I’ll post a photo in the morning, and we’ll see much snow actually has fallen.

CC-licensed image, courtesy of Steve Rhodes, via Flickr

This post is an amalgam of several emails I sent to a private journalism-related listserv.  I’ve got a project brewing in the ol’ noggin relating to journalism, objectivity, and transparency.  I figured I’d post this publicly, in the hopes of soliciting more opinions, so please feel free to post in the comments.

So, one of my pet peeves about the universe of journalism is the fact that most (primarily non-journalist) folks, and particularly those on the conservative end of the political spectrum, insist that journalists must be “objective” in their reporting.

This notion is, of course, under constant debate, but it has recently been brought to the fore by several cases, including Juan Williams, Keith Olberman, Helen Thomas, and Octavia Nasr, who was fired over a mere tweet which was seen by some folks as partisan.

See also this article on TechCrunch for some insight:

Frankly, I don’t believe that it’s possible for such a thing as genuinely objective reporting to exist in the real world. We might aspire to write just the facts, we might try our best to present every side of an argument without favoring one or the other, but ultimately, there’s no such thing as a human with no bias, and therefore by logical necessity, no reporting without bias.

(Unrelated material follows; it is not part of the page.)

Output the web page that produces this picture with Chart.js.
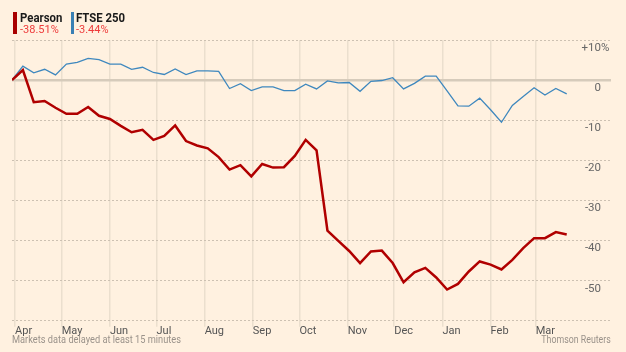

Furthermore, because of the epistemological impossibility of “objective” reporting, I’m personally inclined to treat those who base their journalistic reputation on objectivity as suspect, because they either A) haven’t considered the philosophical consequences of their claim or B) they don’t believe that I’ve thought about it deeply enough to see their claims are bogus, or perhaps worst of all C) they genuinely DO believe that they are being more objective than anyone else, which is a level of self-delusion I’m not prepared to accept.

The primary benefit that a professional journalist brings to the table (in my opinion) is the impetus towards investigation and a willingness to discuss multiple points of view in their stories.  Take for example Dave Weigel, who was fired from the WaPo for comments he made on a private listserv. Even though he didn’t personally hold the same beliefs as the folks he was reporting on, nobody was complaining about the content of his stories.  He was reporting on a point of view that differed from his own, and apparently doing it well enough to satisfy the conservatives of the world (feel free to correct me if I’m wrong on this point).  Ultimately, he was undone by expressing his personal opinions in a private forum.

Perhaps it is that the real advantage of professional journalism over “citizen journalism” is in fact that it requires a certain amount of exposure to ideas which may not completely cohere with your intellectual predisposition?  Maybe what the NYT, Dallas Morning News, and Chicago Tribune offer is the opportunity to encounter a bit of cognitive dissonance from time to time.  It may not be comfortable, but that just means you’re thinking about it.

I thought Mathew Ingram presented it well in this article on GigaOm :

David Weinberger, a former fellow with the Harvard Berkman Center for Internet & Society, has also argued that “transparency is the new objectivity,” and that readers can now make up their own minds about whether journalists are credible or not by looking at the sources of the news they are reporting, rather than relying on the notion of objectivity. “Transparency gives the reader information by which she can undo some of the unintended effects of the ever-present biases,” he said in a blog post last year. “Transparency brings us to reliability the way objectivity used to.” Transparency is also much more effective online because journalists can link to supporting evidence for their arguments, Weinberger said, instead of just relying on the principle of objectivity to buttress their opinions. “Objectivity,” he wrote, “is a trust mechanism you rely on when your medium can’t do links.”

Jay Rosen has taken to referring to the mythical objectivity which some journalists invoke as the “view from nowhere”, a term apparently coined by Thomas Nagel, and he’s got a lot of opinions which I find myself agreeing with on the subject.

Any thoughts from the noosphere on the subject?  Is transparency the new objectivity?  I’d love to hear your opinions in the comments.